Au terme des élections anticipées d’avril, puis de septembre, ni M. Netanyahu ni le centriste Benny Gantz n’ont réussi à rallier 61 députés, seuil de la majorité parlementaire pour former un gouvernement.
Le président Reuven Rivlin a dû confier cette tâche au Parlement lui-même, qui n’y est pas parvenu non plus.
Rassembler
Le 21 novembre, M. Netanyahu a été inculpé pour corruption, fraude et abus de confiance dans trois affaires. Il a dénoncé de « fausses accusations motivées par des considérations politiques ».
Peu de temps après, des rivaux au sein du Likud, en tête desquels Gideon Saar, ont appelé à la tenue de primaires pour lui désigner un successeur.
M. Saar, cacique du parti, a été plusieurs fois ministre, avant de mettre sa carrière politique entre parenthèses en 2014 après avoir été écarté par M. Netanyahu.
Si M. Saar est encore plus marqué à droite que le Premier ministre, notamment sur la question palestinienne, il joue la carte du rassembleur au-delà de son propre camp, en misant sur ses relations avec des chefs d’autres partis.
Sans le dire ouvertement, il mise aussi sur le fait qu’il n’est pas inculpé par la justice, le parti Kakhol lavan de Benny Gantz refusant de partager le pouvoir avec un Premier ministre inculpé.
Selon de récents sondages, un Likud dirigé par M. Saar remporterait moins de sièges le 2 mars que s’il était dirigé par M. Netanyahu.
Toutefois, sous M. Saar, des électeurs du Likud pourraient se tourner vers d’autres partis de droite, ceux qui n’avaient pas atteint le seuil de 3,5 % des votes pour entrer au Parlement lors des précédents scrutins.
Dans ce cas, le camp de droite, tous partis confondus, pourrait être renforcé et potentiellement atteindre le seuil de la majorité parlementaire nécessaire pour former un gouvernement.
« Au sein du Likud, beaucoup comprennent qu’il faut choisir entre être avec Netanyahu et dans l’opposition, ou être avec Saar mais au gouvernement », estime une source proche de M. Saar.
« Changement dans l’air »
M. Netanyahu, surnommé « Bibi », s’est longtemps présenté comme l’unique leader du Likud, isolant ses critiques et forçant ses rivaux au départ.
Le président du Parlement Yuli Edelstein n’a soutenu publiquement aucun candidat.

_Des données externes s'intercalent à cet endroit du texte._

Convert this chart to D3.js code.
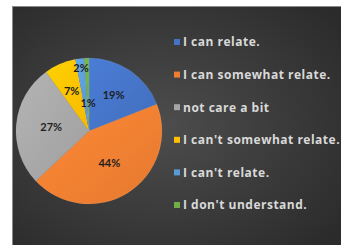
<!DOCTYPE html>
<html>
<head>
<meta charset="utf-8">
<script src="https://cdn.jsdelivr.net/npm/d3@7"></script>
<style>
  html, body { margin: 0; padding: 0; background: #fff; }
  svg { display: block; }
</style>
</head>
<body>
<div id="chart"></div>
<script>
// chart data
const categories = ['I can relate.', 'I can somewhat relate.', 'not care a bit',
  "I can't somewhat relate.", "I can't relate.", "I don't understand."];
const values = [19, 44, 27, 7, 2, 1];
const valueLabels = ['19%', '44%', '27%', '7%', '2%', '1%'];
const colors = ['#4472C4', '#ED7D31', '#A5A5A5', '#FFC000', '#5B9BD5', '#70AD47'];

const width = 341, height = 245;

const svg = d3.select('#chart')
  .append('svg')
  .attr('width', width)
  .attr('height', height);

const defs = svg.append('defs');
const bg = defs.append('radialGradient')
  .attr('id', 'bg')
  .attr('cx', '45%').attr('cy', '50%').attr('r', '70%');
bg.append('stop').attr('offset', '0%').attr('stop-color', '#4d4d4d');
bg.append('stop').attr('offset', '100%').attr('stop-color', '#2b2b2b');

// slice shading, lighter top-left like the excel style
colors.forEach((c, i) => {
  const g = defs.append('linearGradient')
    .attr('id', 'sl' + i)
    .attr('x1', '0%').attr('y1', '0%').attr('x2', '100%').attr('y2', '100%');
  g.append('stop').attr('offset', '0%').attr('stop-color', d3.color(c).brighter(0.25));
  g.append('stop').attr('offset', '100%').attr('stop-color', d3.color(c).darker(0.1));
});

// chart area
svg.append('rect')
  .attr('x', 12.5).attr('y', 6.5)
  .attr('width', width - 12).attr('height', height - 6)
  .attr('fill', 'url(#bg)')
  .attr('stroke', '#8a8a8a')
  .attr('stroke-width', 1);

const cx = 89, cy = 131, radius = 73;

const pie = d3.pie().sort(null).value(d => d);
const arcs = pie(values);
const arc = d3.arc().innerRadius(0).outerRadius(radius);

const g = svg.append('g').attr('transform', `translate(${cx},${cy})`);

g.selectAll('path')
  .data(arcs)
  .enter()
  .append('path')
  .attr('d', arc)
  .attr('fill', (d, i) => `url(#sl${i})`)
  .attr('stroke', 'rgba(255,255,255,0.15)')
  .attr('stroke-width', 0.5);

// label radius as fraction of pie radius (small slices pushed out / in)
const labelRadius = [0.6, 0.52, 0.52, 0.6, 0.87, 0.38];

g.selectAll('text')
  .data(arcs)
  .enter()
  .append('text')
  .attr('transform', (d, i) => {
    const r = radius * labelRadius[i];
    const a = (d.startAngle + d.endAngle) / 2;
    return `translate(${Math.sin(a) * r},${-Math.cos(a) * r})`;
  })
  .attr('text-anchor', 'middle')
  .attr('dy', '0.35em')
  .style('font-family', 'Lato, "Open Sans", sans-serif')
  .style('font-weight', 'bold')
  .style('font-size', '11px')
  .style('fill', '#1e1e1e')
  .text((d, i) => valueLabels[i]);

// legend
const legendY = d3.scalePoint()
  .domain(categories)
  .range([42, 205]);

const legend = svg.append('g')
  .selectAll('g')
  .data(categories)
  .enter()
  .append('g')
  .attr('transform', d => `translate(174,${legendY(d)})`);

legend.append('rect')
  .attr('x', 0).attr('y', -3)
  .attr('width', 6).attr('height', 6)
  .attr('fill', (d, i) => colors[i]);

legend.append('text')
  .attr('x', 9)
  .attr('dy', '0.36em')
  .style('font-family', '"Open Sans", sans-serif')
  .style('font-weight', 'bold')
  .style('font-size', '12px')
  .style('letter-spacing', '0.5px')
  .style('fill', '#d9d9d9')
  .text(d => d);
</script>
</body>
</html>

Gilad Erdan, ministre de la Sécurité intérieure, a exprimé son soutien à Netanyahu.
D’après Ofer Zalzberg, analyste politique au centre de réflexion International Crisis Group (ICG), une telle neutralité aurait été impensable il y a quelques années. « Ils sentent qu’il y a un changement dans l’air et espèrent que la bataille entre Saar et Netanyahu créera les conditions pour qu’une troisième partie remporte la mise ».
Pour M. Netanyahu, il est essentiel de rester en fonction : la loi israélienne prévoit que tout ministre étant poursuivi pénalement doit démissionner, mais cela ne s’applique pas au Premier ministre.
« Bibi continuera, même s’il obtient 50 % et une voix de plus » que M. Saar, prédit Gideon Rahat, professeur de sciences politiques à l’université hébraïque de Jérusalem.